Dance

Ryan McNamara’s Internet Ballet: An Essay

Written By Sean Erwin
June 26, 2017 at 7:31 PM

Long before Internet porn disrupted his business model, Hugh Hefner held court in the Miami Grand Theater, the centerpiece of his Playboy Plaza, nestled in the Castle Beach Resort on Miami Beach.

On December 3 and 4, the same theater served as the kitsch stage for Ryan McNamara’s latest performance piece, MEƎM 4 Miami: A Story Ballet About the Internet. In MEƎM McNamara translates the Web’s pixilated multi-verse into a ballet for the Internet.

In line for the second performance, I made a new friend in Edie Nehls, advancement director for the Museum of Contemporary Art in San Diego, who was in town to help museum trustees navigate the Basel galleries and admitted she was entirely “without expectations” of McNamara’s piece.

Still chatting, we were led into the purple auditorium where ushers diverted us towards two large squares of chairs — one right before the stage, the other toward the back of the room. The arrangement left open a large central space beneath the hall’s enormous chandelier.

Moments after taking our seats, the hall went dark and the ballet opened to three dancers in black halter-tops and deep blue tights circling the stage in a repetitive shuffe-shuffle-skip step set to a jazzy club music mix. Projected on the wall above their heads a moon of orange light seemed to rest on a mysterious shelf.

At roughly the five minute mark, a right leg jutted up from the shelf.  Previously hidden by the angle of sight, a young woman’s animated torso and arms gradually shifted into view moving like a caffeinated robot as the trio circled below.

A whistle sounded. Movements sprang up throughout the theater. To the left a vaguely hermaphroditic Dr, Frank-N-Furter writhed before an illuminated mirror. A phalanx of stagehands began wheeling away still seated audience members using hand carts. Some formed a line of surprisingly passive, Art Basel hipsters on the main stage, many of whom began recording the dancers in front of them on smart phones, apparently oblivious to having become part of the show.

Then came my turn for vertigo as my chair lifted up and back and was then wheeled away to make a new row in front of two Richard Simmons throwbacks gyrating spontaneously beneath the chandelier.

That was the first of many queasy re-positionings. Some of the choreographies were clearly meant to recall the Web’s irrelevance. Feeling forgotten in a back room, I sat for ages as two women slowly rotated in place, one head glued to the other’s shoulder. 

Most performers seemed oblivious to the shifting pairs of eyes, but one young dancer in torn black shirt and Guy Fawkes beard prowled between walls in a back hall, then intensely held our gazes as he menacingly stalked his temporary audience.

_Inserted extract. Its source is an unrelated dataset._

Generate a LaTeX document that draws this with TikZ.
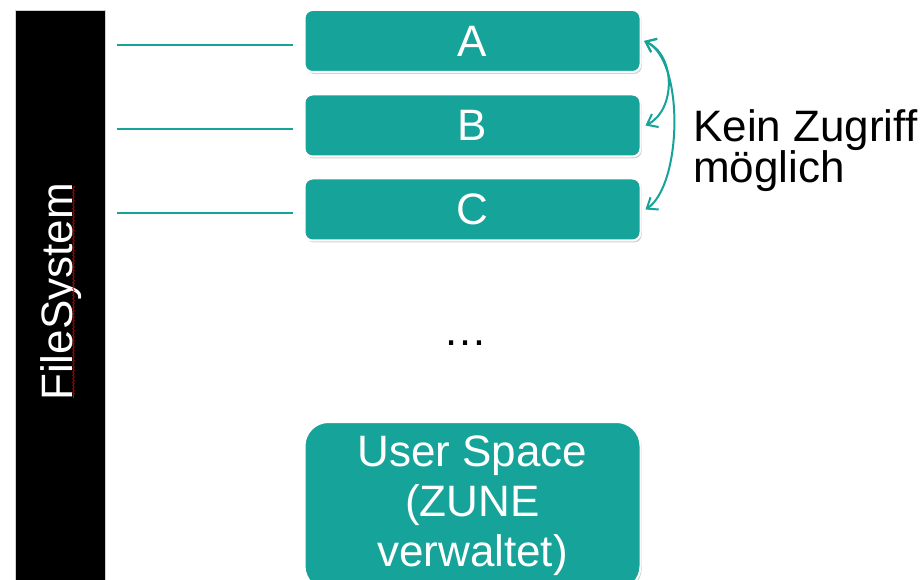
\documentclass[tikz,border=0pt]{standalone}
\usepackage{fontspec}
\setmainfont{Liberation Sans}
\usetikzlibrary{arrows.meta,shadows,decorations.pathmorphing}
\definecolor{tealc}{RGB}{22,163,154}
\begin{document}
\begin{tikzpicture}[x=0.75pt,y=-0.75pt,
  bigtext/.style={font=\fontsize{33}{37.5}\selectfont},
  box/.style={draw=white, line width=1.5pt, fill=tealc, rounded corners=6pt,
    minimum width=252pt, minimum height=46.5pt, inner sep=0pt, text=white, bigtext,
    drop shadow={opacity=0.35, shadow xshift=1pt, shadow yshift=-1.5pt}},
  link/.style={draw=tealc, line width=2.1pt},
  arr/.style={draw=tealc, line width=1.5pt, {Straight Barb[length=7pt,width=11pt]}-{Straight Barb[length=7pt,width=11pt]}}
]
\useasboundingbox (0,0) rectangle (920,580);
\clip (0,0) rectangle (920,580);
\fill[white] (0,0) rectangle (920,580);
% file system bar
\node[draw=gray!35, line width=0.8pt, fill=black, minimum width=67.5pt, minimum height=435pt, inner sep=0pt, anchor=north west] (fs) at (15,10) {};
\node[rotate=90, anchor=base, text=white, bigtext] (fstext) at (72,292) {FileSystem};
\draw[red!80!black, line width=0.5pt, decorate, decoration={snake, segment length=2.5pt, amplitude=0.6pt}] (73.5,186) -- (73.5,398);
% boxes
\node[box] (A) at (472.5,41) {A};
\node[box] (B) at (472.5,125.5) {B};
\node[box] (C) at (472.5,209.5) {C};
\node[box, rounded corners=18pt, minimum height=126pt, align=center] (U) at (472.5,506) {User Space\\(ZUNE\\verwaltet)};
% links
\coordinate (la) at (117,45);
\coordinate (lb) at (117,129);
\coordinate (lc) at (117,213);
\draw[link] (la) -- ([xshift=-8pt]A.west |- la);
\draw[link] (lb) -- ([xshift=-8pt]B.west |- lb);
\draw[link] (lc) -- ([xshift=-8pt]C.west |- lc);
% arrows
\draw[arr] ([xshift=2pt]A.east) .. controls (676,55) and (676,110) .. ([xshift=3pt]B.east);
\draw[arr] ([xshift=2pt]A.east) .. controls (685,60) and (682,185) .. ([xshift=3pt]C.east);
% labels
\node[anchor=base west, align=left, font=\fontsize{33}{31}\selectfont, inner sep=0pt] (kz) at (693,183) {Kein Zugriff\\möglich};
\node[bigtext, inner sep=0pt] (dots) at (465,343) {…};
\end{tikzpicture}
\end{document}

A blonde Borg in head phones, pale-green tights, and waist-long dread locks danced for a mirror that ran the length of her elevated stage. In her own world, we were immediately placed in ours as a stagehand fitted us with headphones that channeled us the music that she — presumably — also heard.  After an hour a final whistle sounded. Wheeled back to the original hall, the dancers now stood still, backlit, fixedly looking down at us from the balconies while a voice called out names: Ryan, James, Sarah, Nancy, John…

The lighting, the surveillance of the dancers and the roll call reminded me of an internment camp. I realized I was listening for my own name, and wondering, if it was called, what would that mean in this virtualized space?  McNamara’s choreography of chairs had left me feeling atomized, cut off from even my elegant friend, Edie, who would later confess the night left her feeling, “moved between Websites,” her “focus and attention only being asked for a few moments.”

And perhaps the ballet had summoned back the spirit of Hefner himself. But I was left reflecting on the fate of his work and how in network dominated societies of control we all become, as Deleuze terms it, dividuals — embodied beings progressively flattened into lines of code.